S.C. Small Business Chamber of Commerce president Frank Knapp, who lobbies on environmental issues, says if Cunningham succeeds, he will have Sanford to thank.
“Mark Sanford didn’t have the momentum we have here today. A good bit of that is attributable to Mark Sanford,” Knapp said. “Had (Sanford) had somebody ahead of him, he would have benefited from it.”
Sanford describes growing opposition to offshore drilling as a “proxy” for increasing sensitivity to broader environmental issues.

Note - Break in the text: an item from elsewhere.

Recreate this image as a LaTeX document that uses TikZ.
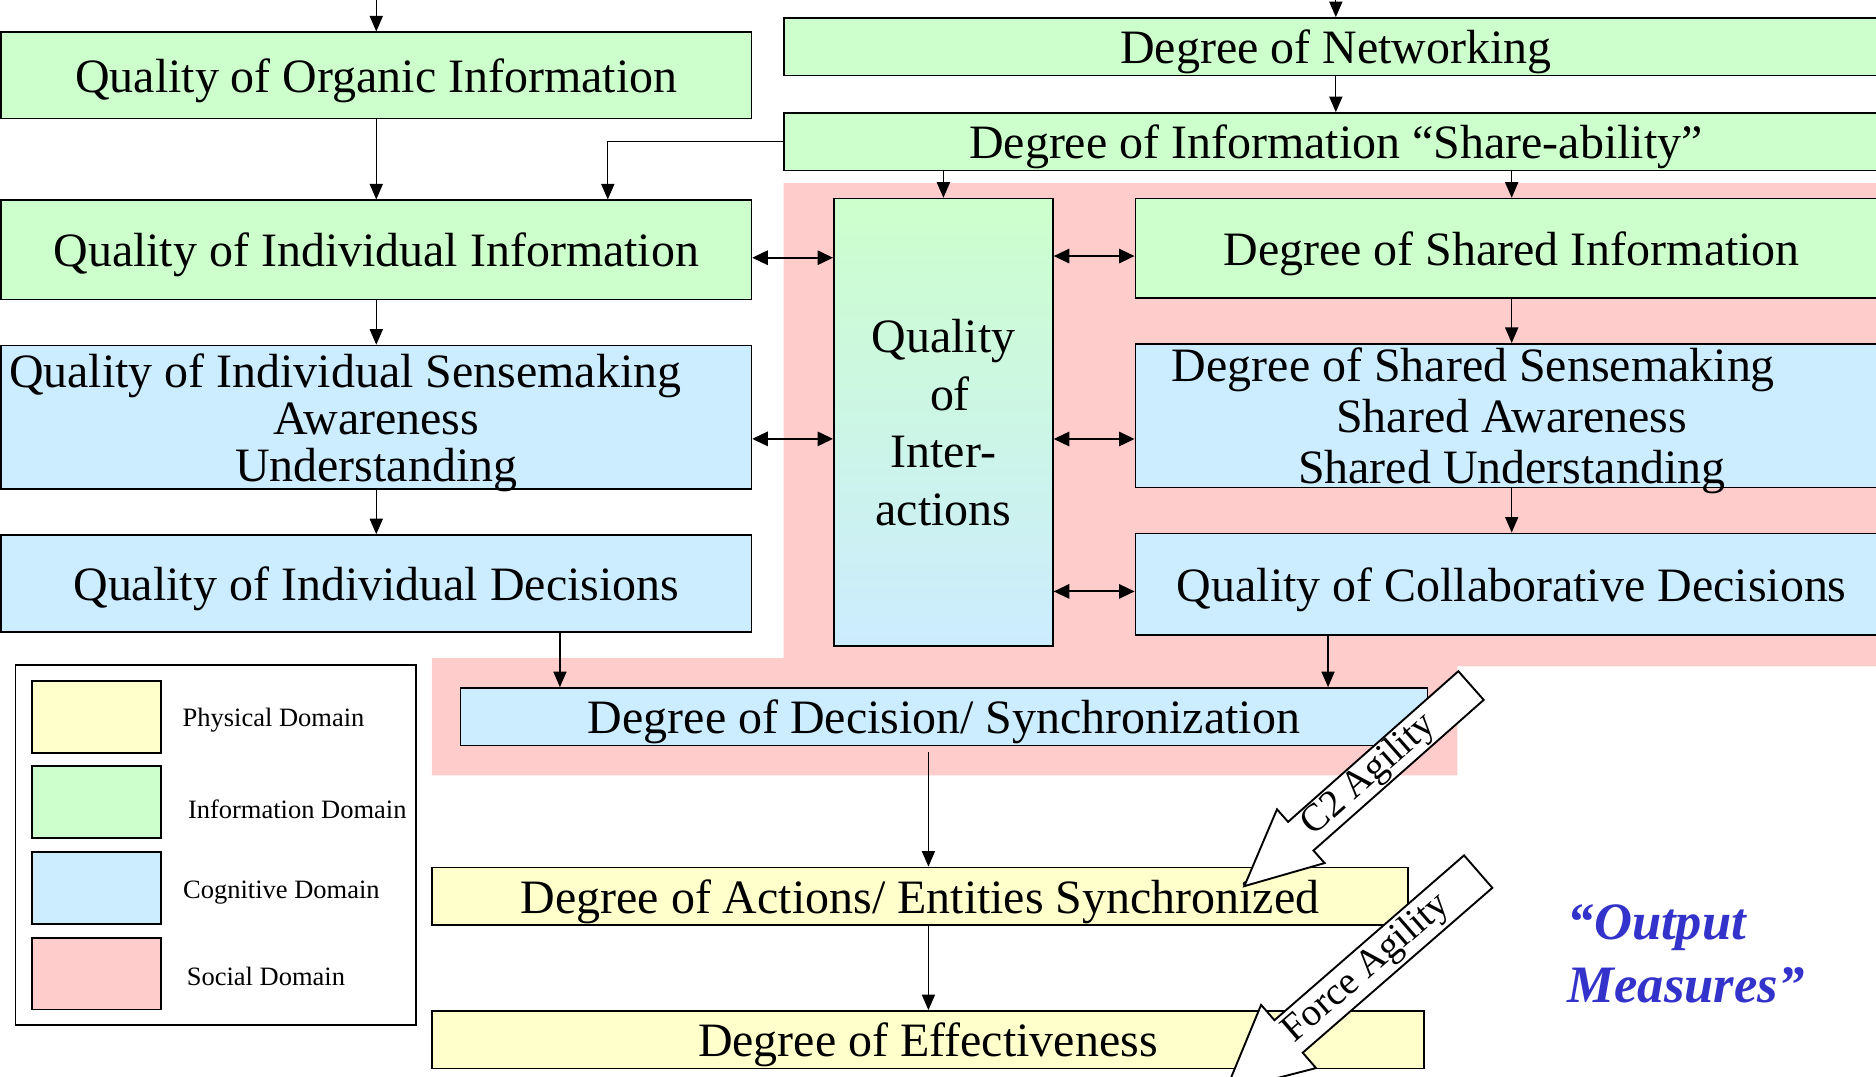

Queen Quet, chieftess of the Gullah/Geechee Nation and a longtime environmental activist, said grassroots activists have pressured coastal Republicans to protect their regional interests, namely their tourism economies, from offshore drilling.
Public opinion also has shifted within the GOP as more of its members have joined the fight.
The entire Florida congressional delegation now opposes offshore drilling. Republicans from parts of North Carolina, Georgia, Virginia and New Jersey either are opposed or, at least, open to discussion.
In South Carolina, Republican Gov. Henry McMaster is backing state Attorney General Alan Wilson’s lawsuit to stop the federal government from approving drilling leases off the S.C. coast. Also, Wilson recently was able to help convince his father, U.S. Rep. Joe Wilson, R-S.C., to reverse his position and join the opposition to drilling.
Inside the nine-member, S.C. congressional delegation, there are only two Republicans who unequivocally support drilling — U.S. Rep. Jeff Duncan of Laurens and Ralph Norman of York.
“We’re in a critical time right now where Democrats and Republicans can hardly agree on anything,” Cunningham said. “But this is one issue that has garnered support on both sides.”
At least for the time being, Sanford will be watching from the sidelines to see what happens next.
“I’ll just say it’s the nature of politics: One step at a time, a couple steps, and it’s my hope that (Cunningham) will be able to take these steps to bring it over the finish line.”